Was für eine Starbesetzung bei der Uraufführung von Dürrenmatts «Physikern» 1962! Die legendäre Therese Giehse als Mathilde von Zahnd, hinter ihr stehend (v.l.n.r.) Hans-Christian Blech als Johann Wilhelm Möbius, Theo Lingen als Einstein und Gustav Knuth als Newton.
Therese Giehse (eig.: Gift) kam 1898 als jüngstes Kind der jüdischen Kaufmannsfamilie Gift in München zur Welt. Sie nahm privaten Schauspielunterricht und debütierte 1920 unter dem Künstlernamen Giehse in Siegen. Von 1926 bis 1933 war sie an den Münchner Kammerspielen im Engagement. 1933 gründete sie zusammen mit Erika und Klaus Mann das literarische Kabarett «Pfeffermühle». Aufgrund ihrer jüdischen Herkunft und politischen Überzeugung musste sie noch im selben Jahr emigrieren und floh zur Mann-Familie in die Schweiz. Von dort aus tourte sie mit dem Kabarett «Pfeffermühle» quer durch Europa. Nach der Auflösung des Kabaretts wurde sie vom Schauspielhaus Zürich engagiert. Von 1937 bis 1949 war sie festes Ensemblemitglied und trug zum internationalen Ruf des Schauspielhauses als Bühne der deutschen Emigration bei. Sie spielte u.a. die Titelrollen in Bertolt Brechts «Mutter Courage» (1941) und Bernard Shaws «Frau Warrens Gewerbe» (1938), die Rolle der Mi Tzü in «Der gute Mensch von Sezuan» (1943) oder die Poncia in der deutschen Erstaufführung von García Lorcas «Bernarda Albas Haus» (1947).
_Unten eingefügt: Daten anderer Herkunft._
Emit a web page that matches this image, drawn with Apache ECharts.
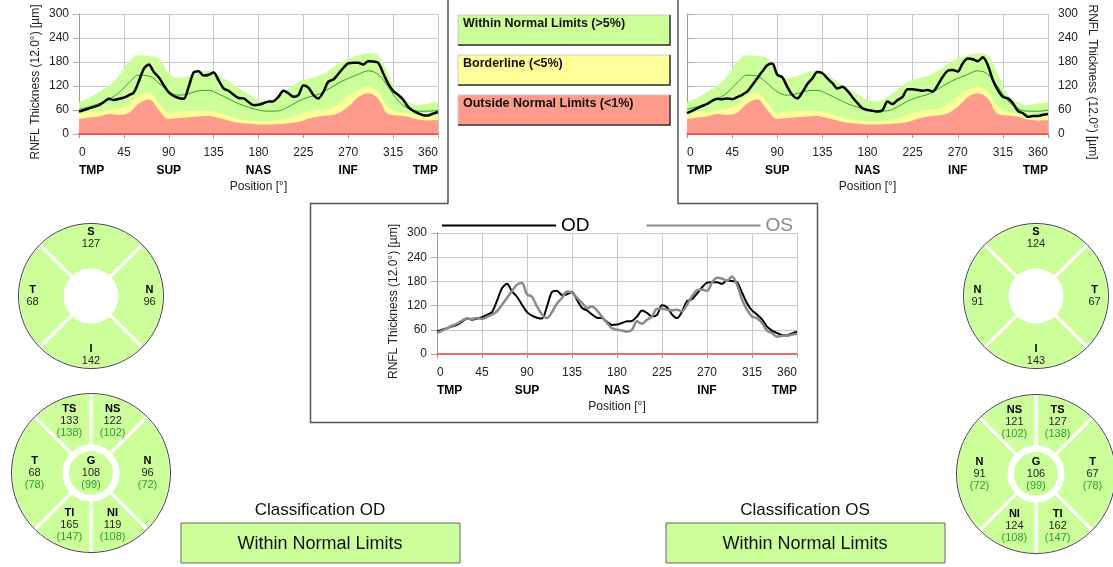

1949 schloss sie sich Brechts Berliner Ensemble an und kehrte 1952 an die Münchner Kammerspiele zurück. Dem Schauspielhaus Zürich blieb sie verbunden, wo sie wiederholt gastierte. Grosse Erfolge feierte sie in Uraufführungen von Friedrich Dürrenmatts Komödien, so als Claire Zachanassian in «Der Besuch der alten Dame» (1956) und als Mathilde von Zahnd in «Die Physiker» (1962). Letztere Rolle hatte Dürrenmatt eigens für sie umgeschrieben. Er hatte ihr das Stück in einer ersten Fassung vorgelesen. Sie bedauerte, dass der verrückte Irrenarzt ein Mann sei, es gebe so wenig weibliche Monster auf der Bühne. Dürrenmatt änderte daraufhin die Männerrolle in eine Frauenrolle und schrieb der Giehse die monströse Rolle auf den Leib.
Bis zuletzt war Therese Giehse aktiv und arbeitete auch mit jungen Regietalenten zusammen, so 1970 mit Peter Stein an der Schaubühne. Sie starb 1975 kurz vor ihrem 77 Geburtstag. Auf ihren eigenen Wunsch hin wurde sie auf dem Friedhof Fluntern in Zürich begraben. Ihre überragende Bühnenpräsenz machte sie zu einer der bedeutendsten Schauspielerinnen ihrer Zeit.
Quellen: tls.theaterwissenschaft.ch; hls-dhs-dss.ch; fembio.org; Ulrich Weber: Friedrich Dürrenmatt. Eine Biographie, 2020.